● Task directions: Give back every line exactly as it appears, pictures excluded.

● Recorded information:

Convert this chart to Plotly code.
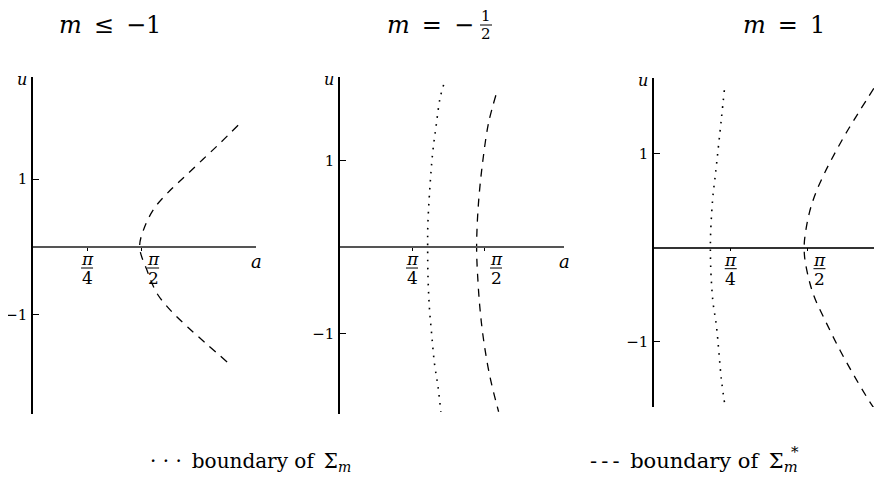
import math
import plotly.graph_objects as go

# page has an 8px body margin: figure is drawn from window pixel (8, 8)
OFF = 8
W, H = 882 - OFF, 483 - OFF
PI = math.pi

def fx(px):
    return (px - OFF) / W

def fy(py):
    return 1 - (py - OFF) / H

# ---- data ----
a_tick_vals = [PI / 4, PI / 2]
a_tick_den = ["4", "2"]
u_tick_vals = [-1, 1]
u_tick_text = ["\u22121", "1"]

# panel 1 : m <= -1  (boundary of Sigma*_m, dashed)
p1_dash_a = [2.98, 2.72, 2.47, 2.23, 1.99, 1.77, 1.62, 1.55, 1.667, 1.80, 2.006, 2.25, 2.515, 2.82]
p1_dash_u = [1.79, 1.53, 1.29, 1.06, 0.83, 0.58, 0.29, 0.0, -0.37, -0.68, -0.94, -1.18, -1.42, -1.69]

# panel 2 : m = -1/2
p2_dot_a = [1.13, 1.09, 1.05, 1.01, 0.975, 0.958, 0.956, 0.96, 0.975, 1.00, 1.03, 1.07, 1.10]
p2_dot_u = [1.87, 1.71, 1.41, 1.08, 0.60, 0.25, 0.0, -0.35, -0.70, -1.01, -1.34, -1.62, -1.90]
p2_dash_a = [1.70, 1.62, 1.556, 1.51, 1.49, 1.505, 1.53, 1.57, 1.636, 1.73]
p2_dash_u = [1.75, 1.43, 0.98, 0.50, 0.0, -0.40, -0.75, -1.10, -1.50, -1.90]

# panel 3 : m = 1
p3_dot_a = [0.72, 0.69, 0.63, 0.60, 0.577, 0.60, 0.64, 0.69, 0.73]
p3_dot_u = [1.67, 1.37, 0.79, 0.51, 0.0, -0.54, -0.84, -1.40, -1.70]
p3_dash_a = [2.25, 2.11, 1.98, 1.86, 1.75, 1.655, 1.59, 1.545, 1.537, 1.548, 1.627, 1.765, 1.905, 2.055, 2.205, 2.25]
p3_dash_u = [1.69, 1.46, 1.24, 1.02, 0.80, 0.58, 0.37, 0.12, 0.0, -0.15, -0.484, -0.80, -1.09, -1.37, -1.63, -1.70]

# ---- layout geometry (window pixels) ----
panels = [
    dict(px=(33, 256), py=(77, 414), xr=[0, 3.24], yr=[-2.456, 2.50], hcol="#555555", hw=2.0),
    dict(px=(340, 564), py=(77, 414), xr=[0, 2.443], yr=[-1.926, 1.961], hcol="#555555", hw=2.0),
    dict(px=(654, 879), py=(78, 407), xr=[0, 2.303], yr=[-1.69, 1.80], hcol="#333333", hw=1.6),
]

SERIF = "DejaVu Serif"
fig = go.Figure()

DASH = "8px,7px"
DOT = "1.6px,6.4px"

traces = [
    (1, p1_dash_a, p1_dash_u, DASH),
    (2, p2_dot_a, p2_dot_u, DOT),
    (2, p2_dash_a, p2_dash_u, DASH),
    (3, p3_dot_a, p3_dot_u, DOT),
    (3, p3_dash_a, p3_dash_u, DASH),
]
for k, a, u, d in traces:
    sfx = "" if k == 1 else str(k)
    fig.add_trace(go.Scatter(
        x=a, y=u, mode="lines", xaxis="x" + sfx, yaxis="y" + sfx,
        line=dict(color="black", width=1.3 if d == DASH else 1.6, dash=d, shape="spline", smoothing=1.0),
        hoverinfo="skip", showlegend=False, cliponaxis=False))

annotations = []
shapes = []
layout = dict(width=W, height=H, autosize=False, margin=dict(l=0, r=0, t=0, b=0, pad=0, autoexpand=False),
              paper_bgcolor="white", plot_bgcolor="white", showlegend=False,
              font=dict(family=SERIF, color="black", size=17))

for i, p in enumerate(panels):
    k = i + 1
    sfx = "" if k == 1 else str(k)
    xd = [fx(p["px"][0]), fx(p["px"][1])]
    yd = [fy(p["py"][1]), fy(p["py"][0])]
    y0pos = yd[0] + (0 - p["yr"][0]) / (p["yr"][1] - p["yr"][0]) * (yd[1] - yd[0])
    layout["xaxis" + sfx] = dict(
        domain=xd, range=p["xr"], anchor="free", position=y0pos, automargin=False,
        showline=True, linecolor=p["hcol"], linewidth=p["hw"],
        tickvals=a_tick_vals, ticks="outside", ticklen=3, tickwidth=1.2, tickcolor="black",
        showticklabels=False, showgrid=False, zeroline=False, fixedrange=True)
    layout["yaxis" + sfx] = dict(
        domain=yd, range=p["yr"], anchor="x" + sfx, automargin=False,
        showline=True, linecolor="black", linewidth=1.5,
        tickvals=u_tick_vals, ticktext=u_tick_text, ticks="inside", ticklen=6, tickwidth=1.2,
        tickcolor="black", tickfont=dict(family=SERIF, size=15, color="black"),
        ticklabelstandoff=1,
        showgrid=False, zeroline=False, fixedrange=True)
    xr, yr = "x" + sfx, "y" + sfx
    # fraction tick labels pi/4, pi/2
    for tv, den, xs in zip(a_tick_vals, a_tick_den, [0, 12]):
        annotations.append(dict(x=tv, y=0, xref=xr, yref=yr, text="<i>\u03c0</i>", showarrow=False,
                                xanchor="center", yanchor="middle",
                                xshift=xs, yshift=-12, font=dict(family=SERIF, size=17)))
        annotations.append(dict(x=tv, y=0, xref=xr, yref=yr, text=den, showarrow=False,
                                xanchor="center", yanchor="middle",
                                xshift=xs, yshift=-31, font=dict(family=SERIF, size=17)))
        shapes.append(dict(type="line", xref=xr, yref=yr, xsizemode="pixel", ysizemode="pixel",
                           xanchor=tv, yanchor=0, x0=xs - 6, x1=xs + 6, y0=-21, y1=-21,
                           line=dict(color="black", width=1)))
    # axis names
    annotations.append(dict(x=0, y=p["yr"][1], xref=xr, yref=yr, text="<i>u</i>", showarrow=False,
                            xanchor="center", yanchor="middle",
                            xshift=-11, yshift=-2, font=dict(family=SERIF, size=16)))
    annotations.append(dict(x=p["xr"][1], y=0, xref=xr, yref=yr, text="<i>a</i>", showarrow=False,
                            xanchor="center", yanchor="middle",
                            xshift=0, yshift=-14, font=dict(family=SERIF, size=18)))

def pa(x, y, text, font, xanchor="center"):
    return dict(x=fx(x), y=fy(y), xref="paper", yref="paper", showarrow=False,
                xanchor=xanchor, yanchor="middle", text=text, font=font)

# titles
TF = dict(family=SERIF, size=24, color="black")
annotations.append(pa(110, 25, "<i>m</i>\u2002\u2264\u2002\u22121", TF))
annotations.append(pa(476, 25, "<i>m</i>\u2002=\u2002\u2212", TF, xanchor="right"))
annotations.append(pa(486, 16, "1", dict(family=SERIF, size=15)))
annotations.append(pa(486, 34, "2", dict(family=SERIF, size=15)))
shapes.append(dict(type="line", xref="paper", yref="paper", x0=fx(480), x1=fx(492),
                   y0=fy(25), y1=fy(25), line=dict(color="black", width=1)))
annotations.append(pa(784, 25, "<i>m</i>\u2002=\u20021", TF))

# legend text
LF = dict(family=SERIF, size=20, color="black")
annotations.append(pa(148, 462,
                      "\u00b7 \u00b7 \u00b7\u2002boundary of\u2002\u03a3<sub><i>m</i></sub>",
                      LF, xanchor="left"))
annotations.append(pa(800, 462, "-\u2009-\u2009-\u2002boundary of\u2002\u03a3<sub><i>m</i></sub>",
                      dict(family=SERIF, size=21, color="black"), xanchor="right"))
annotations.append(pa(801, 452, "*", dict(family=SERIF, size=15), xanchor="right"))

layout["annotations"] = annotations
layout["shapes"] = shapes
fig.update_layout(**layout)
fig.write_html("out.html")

● Answer to this task:
Convert this chart to Plotly code.
import math
import plotly.graph_objects as go

# page has an 8px body margin: figure is drawn from window pixel (8, 8)
OFF = 8
W, H = 882 - OFF, 483 - OFF
PI = math.pi

def fx(px):
    return (px - OFF) / W

def fy(py):
    return 1 - (py - OFF) / H

# ---- data ----
a_tick_vals = [PI / 4, PI / 2]
a_tick_den = ["4", "2"]
u_tick_vals = [-1, 1]
u_tick_text = ["\u22121", "1"]

# panel 1 : m <= -1  (boundary of Sigma*_m, dashed)
p1_dash_a = [2.98, 2.72, 2.47, 2.23, 1.99, 1.77, 1.62, 1.55, 1.667, 1.80, 2.006, 2.25, 2.515, 2.82]
p1_dash_u = [1.79, 1.53, 1.29, 1.06, 0.83, 0.58, 0.29, 0.0, -0.37, -0.68, -0.94, -1.18, -1.42, -1.69]

# panel 2 : m = -1/2
p2_dot_a = [1.13, 1.09, 1.05, 1.01, 0.975, 0.958, 0.956, 0.96, 0.975, 1.00, 1.03, 1.07, 1.10]
p2_dot_u = [1.87, 1.71, 1.41, 1.08, 0.60, 0.25, 0.0, -0.35, -0.70, -1.01, -1.34, -1.62, -1.90]
p2_dash_a = [1.70, 1.62, 1.556, 1.51, 1.49, 1.505, 1.53, 1.57, 1.636, 1.73]
p2_dash_u = [1.75, 1.43, 0.98, 0.50, 0.0, -0.40, -0.75, -1.10, -1.50, -1.90]

# panel 3 : m = 1
p3_dot_a = [0.72, 0.69, 0.63, 0.60, 0.577, 0.60, 0.64, 0.69, 0.73]
p3_dot_u = [1.67, 1.37, 0.79, 0.51, 0.0, -0.54, -0.84, -1.40, -1.70]
p3_dash_a = [2.25, 2.11, 1.98, 1.86, 1.75, 1.655, 1.59, 1.545, 1.537, 1.548, 1.627, 1.765, 1.905, 2.055, 2.205, 2.25]
p3_dash_u = [1.69, 1.46, 1.24, 1.02, 0.80, 0.58, 0.37, 0.12, 0.0, -0.15, -0.484, -0.80, -1.09, -1.37, -1.63, -1.70]

# ---- layout geometry (window pixels) ----
panels = [
    dict(px=(33, 256), py=(77, 414), xr=[0, 3.24], yr=[-2.456, 2.50], hcol="#555555", hw=2.0),
    dict(px=(340, 564), py=(77, 414), xr=[0, 2.443], yr=[-1.926, 1.961], hcol="#555555", hw=2.0),
    dict(px=(654, 879), py=(78, 407), xr=[0, 2.303], yr=[-1.69, 1.80], hcol="#333333", hw=1.6),
]

SERIF = "DejaVu Serif"
fig = go.Figure()

DASH = "8px,7px"
DOT = "1.6px,6.4px"

traces = [
    (1, p1_dash_a, p1_dash_u, DASH),
    (2, p2_dot_a, p2_dot_u, DOT),
    (2, p2_dash_a, p2_dash_u, DASH),
    (3, p3_dot_a, p3_dot_u, DOT),
    (3, p3_dash_a, p3_dash_u, DASH),
]
for k, a, u, d in traces:
    sfx = "" if k == 1 else str(k)
    fig.add_trace(go.Scatter(
        x=a, y=u, mode="lines", xaxis="x" + sfx, yaxis="y" + sfx,
        line=dict(color="black", width=1.3 if d == DASH else 1.6, dash=d, shape="spline", smoothing=1.0),
        hoverinfo="skip", showlegend=False, cliponaxis=False))

annotations = []
shapes = []
layout = dict(width=W, height=H, autosize=False, margin=dict(l=0, r=0, t=0, b=0, pad=0, autoexpand=False),
              paper_bgcolor="white", plot_bgcolor="white", showlegend=False,
              font=dict(family=SERIF, color="black", size=17))

for i, p in enumerate(panels):
    k = i + 1
    sfx = "" if k == 1 else str(k)
    xd = [fx(p["px"][0]), fx(p["px"][1])]
    yd = [fy(p["py"][1]), fy(p["py"][0])]
    y0pos = yd[0] + (0 - p["yr"][0]) / (p["yr"][1] - p["yr"][0]) * (yd[1] - yd[0])
    layout["xaxis" + sfx] = dict(
        domain=xd, range=p["xr"], anchor="free", position=y0pos, automargin=False,
        showline=True, linecolor=p["hcol"], linewidth=p["hw"],
        tickvals=a_tick_vals, ticks="outside", ticklen=3, tickwidth=1.2, tickcolor="black",
        showticklabels=False, showgrid=False, zeroline=False, fixedrange=True)
    layout["yaxis" + sfx] = dict(
        domain=yd, range=p["yr"], anchor="x" + sfx, automargin=False,
        showline=True, linecolor="black", linewidth=1.5,
        tickvals=u_tick_vals, ticktext=u_tick_text, ticks="inside", ticklen=6, tickwidth=1.2,
        tickcolor="black", tickfont=dict(family=SERIF, size=15, color="black"),
        ticklabelstandoff=1,
        showgrid=False, zeroline=False, fixedrange=True)
    xr, yr = "x" + sfx, "y" + sfx
    # fraction tick labels pi/4, pi/2
    for tv, den, xs in zip(a_tick_vals, a_tick_den, [0, 12]):
        annotations.append(dict(x=tv, y=0, xref=xr, yref=yr, text="<i>\u03c0</i>", showarrow=False,
                                xanchor="center", yanchor="middle",
                                xshift=xs, yshift=-12, font=dict(family=SERIF, size=17)))
        annotations.append(dict(x=tv, y=0, xref=xr, yref=yr, text=den, showarrow=False,
                                xanchor="center", yanchor="middle",
                                xshift=xs, yshift=-31, font=dict(family=SERIF, size=17)))
        shapes.append(dict(type="line", xref=xr, yref=yr, xsizemode="pixel", ysizemode="pixel",
                           xanchor=tv, yanchor=0, x0=xs - 6, x1=xs + 6, y0=-21, y1=-21,
                           line=dict(color="black", width=1)))
    # axis names
    annotations.append(dict(x=0, y=p["yr"][1], xref=xr, yref=yr, text="<i>u</i>", showarrow=False,
                            xanchor="center", yanchor="middle",
                            xshift=-11, yshift=-2, font=dict(family=SERIF, size=16)))
    annotations.append(dict(x=p["xr"][1], y=0, xref=xr, yref=yr, text="<i>a</i>", showarrow=False,
                            xanchor="center", yanchor="middle",
                            xshift=0, yshift=-14, font=dict(family=SERIF, size=18)))

def pa(x, y, text, font, xanchor="center"):
    return dict(x=fx(x), y=fy(y), xref="paper", yref="paper", showarrow=False,
                xanchor=xanchor, yanchor="middle", text=text, font=font)

# titles
TF = dict(family=SERIF, size=24, color="black")
annotations.append(pa(110, 25, "<i>m</i>\u2002\u2264\u2002\u22121", TF))
annotations.append(pa(476, 25, "<i>m</i>\u2002=\u2002\u2212", TF, xanchor="right"))
annotations.append(pa(486, 16, "1", dict(family=SERIF, size=15)))
annotations.append(pa(486, 34, "2", dict(family=SERIF, size=15)))
shapes.append(dict(type="line", xref="paper", yref="paper", x0=fx(480), x1=fx(492),
                   y0=fy(25), y1=fy(25), line=dict(color="black", width=1)))
annotations.append(pa(784, 25, "<i>m</i>\u2002=\u20021", TF))

# legend text
LF = dict(family=SERIF, size=20, color="black")
annotations.append(pa(148, 462,
                      "\u00b7 \u00b7 \u00b7\u2002boundary of\u2002\u03a3<sub><i>m</i></sub>",
                      LF, xanchor="left"))
annotations.append(pa(800, 462, "-\u2009-\u2009-\u2002boundary of\u2002\u03a3<sub><i>m</i></sub>",
                      dict(family=SERIF, size=21, color="black"), xanchor="right"))
annotations.append(pa(801, 452, "*", dict(family=SERIF, size=15), xanchor="right"))

layout["annotations"] = annotations
layout["shapes"] = shapes
fig.update_layout(**layout)
fig.write_html("out.html")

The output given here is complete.